The EU has now released dairy production statistics for February 2016 and from a New Zealand perspective the news is all bad. Daily milk production has increased 6.5% from January to February. Some increase was expected – February is always higher than January on a daily basis – but the extent of the increase is a surprise.
The combined January and February production is up 7.4% from last year, and February production, once adjusted for the leap year, is up almost 10% on a daily basis from January last year.
There are some glimmers of hope in other parts of the world, and I will come to that later in this article. First, more about Europe.
Until now I had been hoping to see the EU production trajectory start to taper off relative to last year as from April, but that now looks less likely. It is now starting to look as if it could be later in the year before this tapering occurs, with the price recovery being further delayed after that.
Whereas some EU countries produce monthly data very quickly, Germany, France and some other countries take six weeks to get the numbers out. And without Germany and France in the mix, with these being the largest dairy producers in Europe, it is hard to determine the overall pattern. Hopefully by mid-June we will get a better feel as to where the current Northern European season is going.

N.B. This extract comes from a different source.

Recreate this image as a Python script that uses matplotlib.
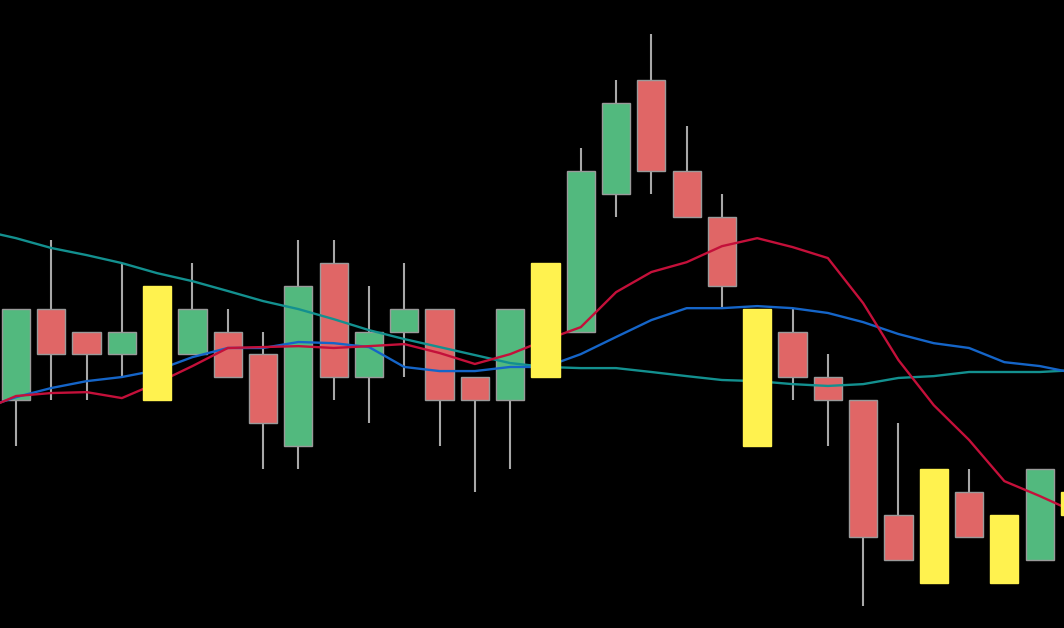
import numpy as np
import matplotlib
matplotlib.use("Agg")
import matplotlib.pyplot as plt

# candles (price levels), index 0..30
opens  = [9, 13, 12, 11, 14, 11, 12, 11, 7, 15, 10, 12, 13, 10, 9, 15, 12, 18, 23, 19, 17, 13, 12, 10, 9, 4, 6, 5, 4, 2, 5]
highs  = [13, 16, 12, 15, 14, 15, 13, 12, 16, 16, 14, 15, 13, 10, 13, 15, 20, 23, 25, 21, 18, 13, 13, 11, 9, 8, 6, 6, 4, 6, 5]
lows   = [7, 9, 9, 10, 9, 11, 10, 6, 6, 9, 8, 10, 7, 5, 6, 10, 12, 17, 18, 17, 13, 7, 9, 7, 0, 2, 1, 3, 1, 2, 4]
closes = [13, 11, 11, 12, 9, 13, 10, 8, 14, 10, 12, 13, 9, 9, 13, 10, 19, 22, 19, 17, 14, 7, 10, 9, 3, 2, 1, 3, 1, 6, 4]
signal = [0, 0, 0, 0, 1, 0, 0, 0, 0, 0, 0, 0, 0, 0, 0, 1, 0, 0, 0, 0, 0, 1, 0, 0, 0, 0, 1, 0, 1, 0, 1]

# moving averages, index -1..30
ma_long = [16.43, 16.08, 15.65, 15.34, 14.99, 14.55, 14.20, 13.77, 13.33, 12.98, 12.54, 12.06,
           11.67, 11.32, 10.97, 10.62, 10.45, 10.40, 10.40, 10.23, 10.05, 9.88, 9.83, 9.70,
           9.62, 9.70, 9.97, 10.05, 10.23, 10.23, 10.23, 10.31]
ma_mid = [8.61, 9.13, 9.53, 9.83, 10.01, 10.31, 10.88, 11.28, 11.28, 11.54, 11.49, 11.32,
          10.45, 10.27, 10.27, 10.45, 10.45, 11.01, 11.76, 12.50, 13.02, 13.02, 13.11, 13.02,
          12.81, 12.41, 11.89, 11.49, 11.28, 10.66, 10.49, 10.18]
ma_short = [8.52, 9.18, 9.31, 9.35, 9.09, 9.75, 10.49, 11.28, 11.32, 11.36, 11.28, 11.36,
            11.45, 11.06, 10.58, 11.01, 11.63, 12.19, 13.72, 14.60, 15.03, 15.73, 16.08, 15.69,
            15.21, 13.24, 10.75, 8.78, 7.26, 5.46, 4.81, 4.11]

green = "#52b97e"
red = "#e06666"
yellow = "#fff24f"

fig = plt.figure(figsize=(10.64, 6.28), dpi=100)
fig.patch.set_facecolor("black")
ax = fig.add_axes([0, 0, 1, 1])
ax.set_facecolor("black")

x = np.arange(len(opens))
o = np.array(opens); c = np.array(closes)
lo = np.minimum(o, c); hi = np.maximum(o, c)

for i in x:
    if signal[i]:
        col, z = yellow, 5
        ec = yellow
    else:
        col = green if c[i] > o[i] else red
        z = 2
        ec = "#9a9a9a"
    ax.vlines(i, lows[i], highs[i], color="#a8a8a8", linewidth=1.5, zorder=z - 0.5)
    ax.bar(i, hi[i] - lo[i], bottom=lo[i], width=0.8, color=col,
           edgecolor=ec, linewidth=1, zorder=z)

xm = np.arange(-1, len(opens))
ax.plot(xm, ma_long, color="#13908f", linewidth=1.7, zorder=3)
ax.plot(xm, ma_mid, color="#1565c8", linewidth=1.7, zorder=3)
ax.plot(xm, ma_short, color="#c4103a", linewidth=1.7, zorder=3)

ax.set_xlim(-0.453, 29.69)
ax.set_ylim(-0.96, 26.49)
ax.axis("off")

fig.savefig("out.png", dpi=100, facecolor="black")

The production increases for January and February are driven by the ‘usual suspects’. Compared to the previous year, Ireland is up a massive 33%, Netherlands is up 16.5%, Germany is up 6.1% and Poland is up 8.6%. This is after adjustment for the leap year. Otherwise increases would be even greater.
Even worse from a New Zealand perspective, is that Europe is cranking up its production of whole milk powder (WMP) after holding back throughout 2015. Production in January is up 22% from the same months last year.
The reason for the increasing WMP is not because it is profitable, but rather because producing WMP is what companies do when they have no other outlet.
Production of skim milk powder (SMP) is also increasing, up 15% for January and February compared to the same months last year. SMP prices are awful, but the Europeans keep producing it because it is a by-product of butter, which remains one of the more profitable products.
Farm gate prices in Europe are drifting lower but are still about 40% above New Zealand levels. These European prices will keep coming down. However, spot prices for milk in some countries, such as the Netherlands, are only 0.17 euros per litre which is right down to NZ farmer payments.
The road ahead for Irish farmers could also be very rocky. They have a similar product mix to New Zealand, based off seasonal production, but with somewhat more value-add that New Zealand, They already receive considerably less than most EU farmers for their milk because of their powder-based seasonally-produced product mix.
It is only when looking beyond the EU that New Zealand farmers will see some glimmer of hope. Chinese global imports of WMP – not just from New Zealand – are up 22%.in the first two months of this year. SMP is also up by 25%. I am waiting eagerly to see March statistics which will give us a better indication going forward.
In a perverse way, the bad news coming out of Murray Goulburn in recent days will provide some relief for Fonterra’s Australian operations, and this will flow through to the Fonterra’s profits in New Zealand
Murray Goulburn is the farm gate price setter in Australia, just as Fonterra is in New Zealand. Murray Goulburn has had apparent success in rebranding itself as a value-add dairy company, but it seems the rhetoric eventually got in front of the reality. Both the CEO and the CFO have had to fall on their swords this week for being grossly over-optimistic in their forecasts, and now far too slow to revise them.
The latest news out of Murray Goulburn is that their market returns will now only support farmer prices of $A4.75 to $A5 per kg milksolids. Even before adding the exchange rate adjustment of about 10%, this is still a long way above what New Zealand farmers, apart from those supplying Tatua, will get this year. But Australian farmers had been told to expect at least $A5.60, or more than $NZ6 per kg milsodlids, and there was no warning that the projection might be at risk.
Some months back, Fonterra’s Theo Spiering was strident in his criticism of Murray Goulburn, saying their farm gate price predictions were far too high. Well, on this one, history is showing he was indeed correct.
Murray Goulburn’s pain will now allow Fonterra to offer its own Australian farmers considerably less than otherwise. It won’t have a great effect in the current year which is drawing to a close, but on a 12 month basis it has the potential to raise net cash flows from Fonterra’s Australian operations by more than $NZ100 million. Of course this will flow to Fonterra’s profits and dividends, not to the milk price. So farm owners and unit shareholders will benefit but not sharemilkers.
Here in New Zealand, the January to March production has held right up to previous years, despite some media reports to the contrary. Yes, Fonterra is down, but the rest of the industry is overall up. For most, it has been a marvellous summer and autumn, with plenty of sun and just enough rain.
Overall New Zealand production for the total season is now down only 1.7% – a much smaller drop than many reports relying on Fonterra data have been indicating. But next season, unless we get another year of bountiful weather, and with reducing cow numbers from the current seasonal cull, overall production is likely to be down something more than 6%.